The lawn returned to prominence too, helped by better lawnmowers and, from the mid-1960s by the Flymo, the first lightweight plastic machine. This was also the beginning of the era of new chemical weed-killers, DDT insecticides and peat-based composts, all used to create the perfect lawns and flower beds of Fifties suburbia.

In the 1970s, the newly fashionable concrete and standardised bricks were flooring countless patios for housing the children's swings or barbecues. Pergolas, used to train ornamental vines and plants like clematis, became popular again. And multi-purpose garden centres began to replace traditional nurseries.

At the end of the decade came the environmental movement, challenging the automatic use of chemical-based fertilisers and pesticides.
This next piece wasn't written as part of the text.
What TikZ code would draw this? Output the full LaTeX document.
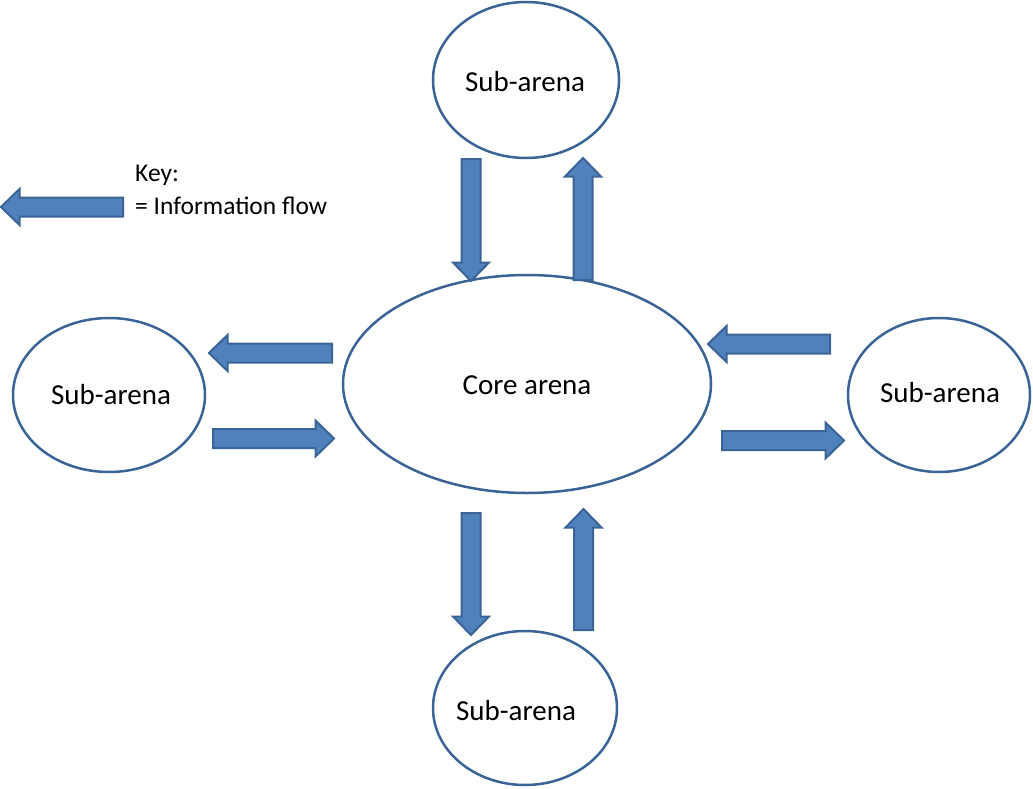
\documentclass[tikz,border=0pt]{standalone}
\usepackage{fontspec}
\setmainfont{Carlito}
\usetikzlibrary{calc,shapes.geometric}
\definecolor{fillblue}{HTML}{4F81BD}
\definecolor{edgeblue}{HTML}{3A6496}
\newcommand{\blockarrow}[2]{%
  \fill[fillblue,draw=edgeblue,line width=2pt,line join=miter]
    ($(#1)!9.5pt!90:(#2)$) --
    ($($(#2)!18.5pt!(#1)$)!9.5pt!90:(#2)$) --
    ($($(#2)!18.5pt!(#1)$)!18pt!90:(#2)$) --
    (#2) --
    ($($(#2)!18.5pt!(#1)$)!18pt!-90:(#2)$) --
    ($($(#2)!18.5pt!(#1)$)!9.5pt!-90:(#2)$) --
    ($(#1)!9.5pt!-90:(#2)$) -- cycle;}
\begin{document}
\begin{tikzpicture}[x=1pt,y=-1pt,
  arena/.style={ellipse,draw=edgeblue,line width=2.5pt,inner sep=0pt,fill=white},
  lbl/.style={font=\fontsize{29}{34}\selectfont,inner sep=0pt,text=black},
  keytext/.style={font=\fontsize{25.5}{31}\selectfont,inner sep=0pt,text=black,anchor=west,align=left}]
\useasboundingbox (0,0) rectangle (1033,789);
% arenas
\node[arena,minimum width=186pt,minimum height=156pt] (top) at (526,80) {};
\node[arena,minimum width=192pt,minimum height=154pt] (left) at (109,395) {};
\node[arena,minimum width=368pt,minimum height=218pt] (core) at (527,384) {};
\node[arena,minimum width=182pt,minimum height=154pt] (right) at (939,395) {};
\node[arena,minimum width=184pt,minimum height=154pt] (bottom) at (525,708) {};
% labels
\node[lbl] (ttop) at (525,82) {Sub-arena};
\node[lbl] (tleft) at (111,395) {Sub-arena};
\node[lbl] (tcore) at (527,385) {Core arena};
\node[lbl] (tright) at (940,393) {Sub-arena};
\node[lbl] (tbottom) at (516,711) {Sub-arena};
% key
\node[keytext] (k1) at (135,175) {Key:};
\node[keytext] (k2) at (135,206) {= Information flow};
% arrow end points
\coordinate (a1s) at (471,159); \coordinate (a1e) at (471,281);
\coordinate (a2s) at (583,280); \coordinate (a2e) at (583,158);
\coordinate (a3s) at (332,353); \coordinate (a3e) at (209,353);
\coordinate (a4s) at (213,438.5); \coordinate (a4e) at (334,438.5);
\coordinate (a5s) at (830,344); \coordinate (a5e) at (708,344);
\coordinate (a6s) at (722,440.5); \coordinate (a6e) at (844,440.5);
\coordinate (a7s) at (471,513); \coordinate (a7e) at (471,635);
\coordinate (a8s) at (583.5,630); \coordinate (a8e) at (583.5,509);
\coordinate (kas) at (123,207); \coordinate (kae) at (1,207);
\blockarrow{a1s}{a1e}
\blockarrow{a2s}{a2e}
\blockarrow{a3s}{a3e}
\blockarrow{a4s}{a4e}
\blockarrow{a5s}{a5e}
\blockarrow{a6s}{a6e}
\blockarrow{a7s}{a7e}
\blockarrow{a8s}{a8e}
\blockarrow{kas}{kae}
\end{tikzpicture}
\end{document}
The growing interest in self-sufficiency was reflected in the hit sit-com, The Good Life.

But what next? Many of these earlier themes remain relevant and the seventh garden, created by designer of the moment Diarmuid Gavin, shows how glass, stainless steel and concrete can be used in attractive modern ways to create paths, decking, furniture and outdoor buildings, used as studies or playrooms, never potting sheds. New styles of planting combine ideas of "wild" and woodland areas with what is known as "prairie planting" in which grasses and perennials are mixed.

The garden of the future, Mr Wilson said, is likely to have designer furniture, in-built sound systems, fibre-optic lighting and patio heaters, enabling it to be used much more extensively. As climate change intensifies, the RHS warns that traditional plants such as ferns, mosses and alpines, plus some trees, including beech and willow, will struggle to survive in dry conditions, and pests and fungi which attack plants such as yew and box, will thrive in warm winters. Much-loved native flowers, including snowdrops, daffodils and bluebells, could all suffer.

But vines, citrus fruits, olives, apricots and figs will become common in southern England, the RHS forecasts. At the same time, plants such as cherries and blackberries, which need cold winters, could shrivel in the south, but thrive in the north of England.

Guy Barter, head of horticultural advisory services for the society, said gardeners will have to continue to change and adapt. "The two greatest challenges are climate change and sustainability, which can present tests for gardeners.

For instance, there are very severe implications at present for the trade in large specimen plants, such as ferns, which come from places including Italy and Holland. Can we justify the trade in these as opposed to locally produced plants?"

Mr Barter is pessimistic about lawns. "They are an icon of Western civilisation. But in parts of the South-east, it is going to be increasingly difficult to keep them green because of the lack of rain." Coarser, drought-resistant grasses will become more popular, he predicts. At the same time, he warned, wetter winters will increase the propensity for waterlogged areas, because run-off capacity diminishes as we pave rear gardens and gravel front ones for car parking. "We are getting too little water when we want it and too much when we don't." Gardeners will have to invest in raised beds, choose plants resistant to damp and think more about water run-off.

He added: "At the same time we have to think about recycling and conservation and the use of organic fertilisers and pesticides. But many people are confused about these issues and there is a great need for them to be better informed."